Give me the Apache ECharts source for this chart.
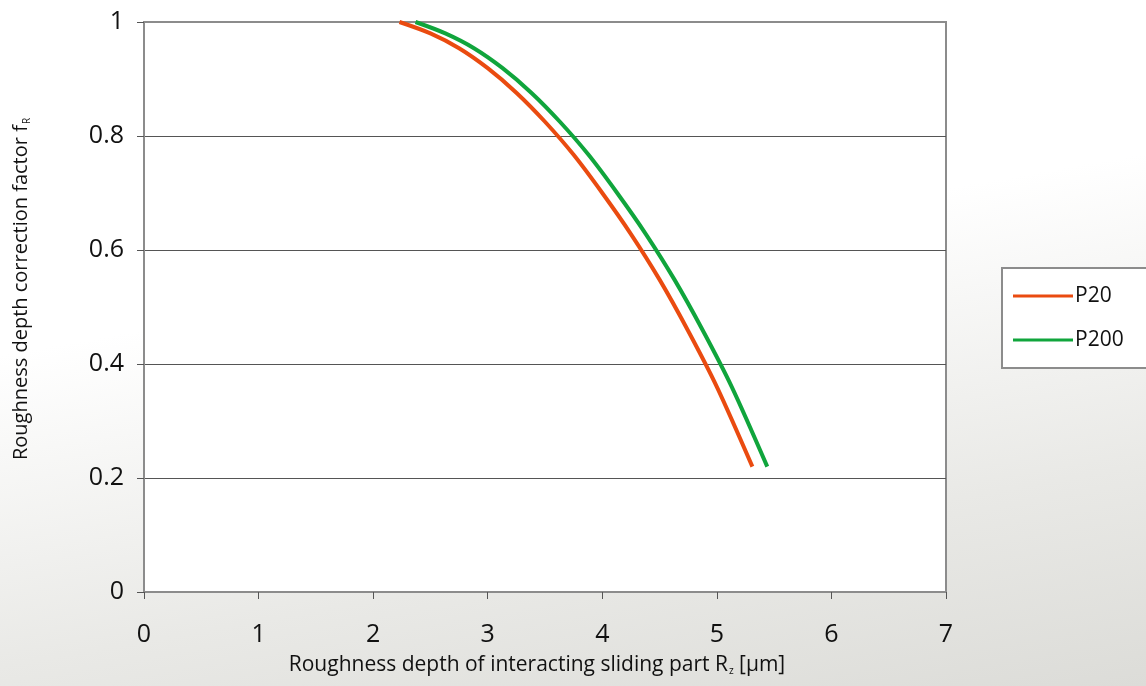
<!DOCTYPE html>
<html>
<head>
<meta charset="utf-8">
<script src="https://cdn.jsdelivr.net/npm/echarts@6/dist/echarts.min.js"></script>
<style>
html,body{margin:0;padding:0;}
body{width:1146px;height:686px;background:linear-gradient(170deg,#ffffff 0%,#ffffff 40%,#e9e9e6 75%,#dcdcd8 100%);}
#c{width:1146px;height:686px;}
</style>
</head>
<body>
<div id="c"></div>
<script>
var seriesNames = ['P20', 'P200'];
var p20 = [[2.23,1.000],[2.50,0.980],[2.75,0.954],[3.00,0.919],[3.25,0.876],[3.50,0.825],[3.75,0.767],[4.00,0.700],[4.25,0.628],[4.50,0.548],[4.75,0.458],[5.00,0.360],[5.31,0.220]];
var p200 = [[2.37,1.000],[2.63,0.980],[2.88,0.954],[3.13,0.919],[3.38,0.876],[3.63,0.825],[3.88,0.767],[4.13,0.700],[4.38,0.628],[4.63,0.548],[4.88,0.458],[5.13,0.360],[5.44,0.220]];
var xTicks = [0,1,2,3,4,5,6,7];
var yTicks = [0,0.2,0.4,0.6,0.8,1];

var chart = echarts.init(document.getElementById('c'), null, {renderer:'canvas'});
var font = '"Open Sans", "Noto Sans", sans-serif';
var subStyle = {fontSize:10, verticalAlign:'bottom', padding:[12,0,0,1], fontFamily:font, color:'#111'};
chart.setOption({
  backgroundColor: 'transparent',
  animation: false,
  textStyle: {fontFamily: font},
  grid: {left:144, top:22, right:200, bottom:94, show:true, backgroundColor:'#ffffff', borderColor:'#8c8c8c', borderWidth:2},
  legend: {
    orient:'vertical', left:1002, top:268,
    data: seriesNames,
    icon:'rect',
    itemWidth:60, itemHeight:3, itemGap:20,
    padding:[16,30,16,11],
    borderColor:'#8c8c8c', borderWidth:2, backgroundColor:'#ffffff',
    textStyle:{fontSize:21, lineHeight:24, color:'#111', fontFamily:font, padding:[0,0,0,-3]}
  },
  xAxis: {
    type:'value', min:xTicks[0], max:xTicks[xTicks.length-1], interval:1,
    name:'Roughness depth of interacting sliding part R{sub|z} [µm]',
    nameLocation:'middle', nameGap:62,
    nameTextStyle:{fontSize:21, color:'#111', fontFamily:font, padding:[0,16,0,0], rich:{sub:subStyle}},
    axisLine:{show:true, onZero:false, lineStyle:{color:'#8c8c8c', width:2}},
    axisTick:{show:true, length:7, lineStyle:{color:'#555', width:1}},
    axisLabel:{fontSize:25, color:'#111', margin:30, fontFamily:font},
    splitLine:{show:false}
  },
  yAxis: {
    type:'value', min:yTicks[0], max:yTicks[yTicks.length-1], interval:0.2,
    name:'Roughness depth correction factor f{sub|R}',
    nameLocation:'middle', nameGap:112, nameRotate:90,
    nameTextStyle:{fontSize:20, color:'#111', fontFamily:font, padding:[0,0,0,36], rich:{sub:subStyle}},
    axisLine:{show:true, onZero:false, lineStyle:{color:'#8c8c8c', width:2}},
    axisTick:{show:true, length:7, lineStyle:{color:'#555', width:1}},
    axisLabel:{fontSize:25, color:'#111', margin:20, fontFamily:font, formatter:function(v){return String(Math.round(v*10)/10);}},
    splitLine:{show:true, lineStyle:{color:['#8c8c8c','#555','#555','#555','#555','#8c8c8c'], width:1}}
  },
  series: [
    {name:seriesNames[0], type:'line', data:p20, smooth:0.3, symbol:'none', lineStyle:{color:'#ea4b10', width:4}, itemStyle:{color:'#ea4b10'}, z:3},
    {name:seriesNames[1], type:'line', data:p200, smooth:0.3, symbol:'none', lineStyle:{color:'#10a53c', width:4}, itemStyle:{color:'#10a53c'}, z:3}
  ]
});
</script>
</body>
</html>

▶ EXERCISE GOAL
Please extract exactly the lines of the data, from the first through the line containing "var yTicks = [0,0.2,0.4,0.6,0.8,1];", and add no pictures to the copy.

▶ TASK OUTPUT
Give me the Apache ECharts source for this chart.
<!DOCTYPE html>
<html>
<head>
<meta charset="utf-8">
<script src="https://cdn.jsdelivr.net/npm/echarts@6/dist/echarts.min.js"></script>
<style>
html,body{margin:0;padding:0;}
body{width:1146px;height:686px;background:linear-gradient(170deg,#ffffff 0%,#ffffff 40%,#e9e9e6 75%,#dcdcd8 100%);}
#c{width:1146px;height:686px;}
</style>
</head>
<body>
<div id="c"></div>
<script>
var seriesNames = ['P20', 'P200'];
var p20 = [[2.23,1.000],[2.50,0.980],[2.75,0.954],[3.00,0.919],[3.25,0.876],[3.50,0.825],[3.75,0.767],[4.00,0.700],[4.25,0.628],[4.50,0.548],[4.75,0.458],[5.00,0.360],[5.31,0.220]];
var p200 = [[2.37,1.000],[2.63,0.980],[2.88,0.954],[3.13,0.919],[3.38,0.876],[3.63,0.825],[3.88,0.767],[4.13,0.700],[4.38,0.628],[4.63,0.548],[4.88,0.458],[5.13,0.360],[5.44,0.220]];
var xTicks = [0,1,2,3,4,5,6,7];
var yTicks = [0,0.2,0.4,0.6,0.8,1];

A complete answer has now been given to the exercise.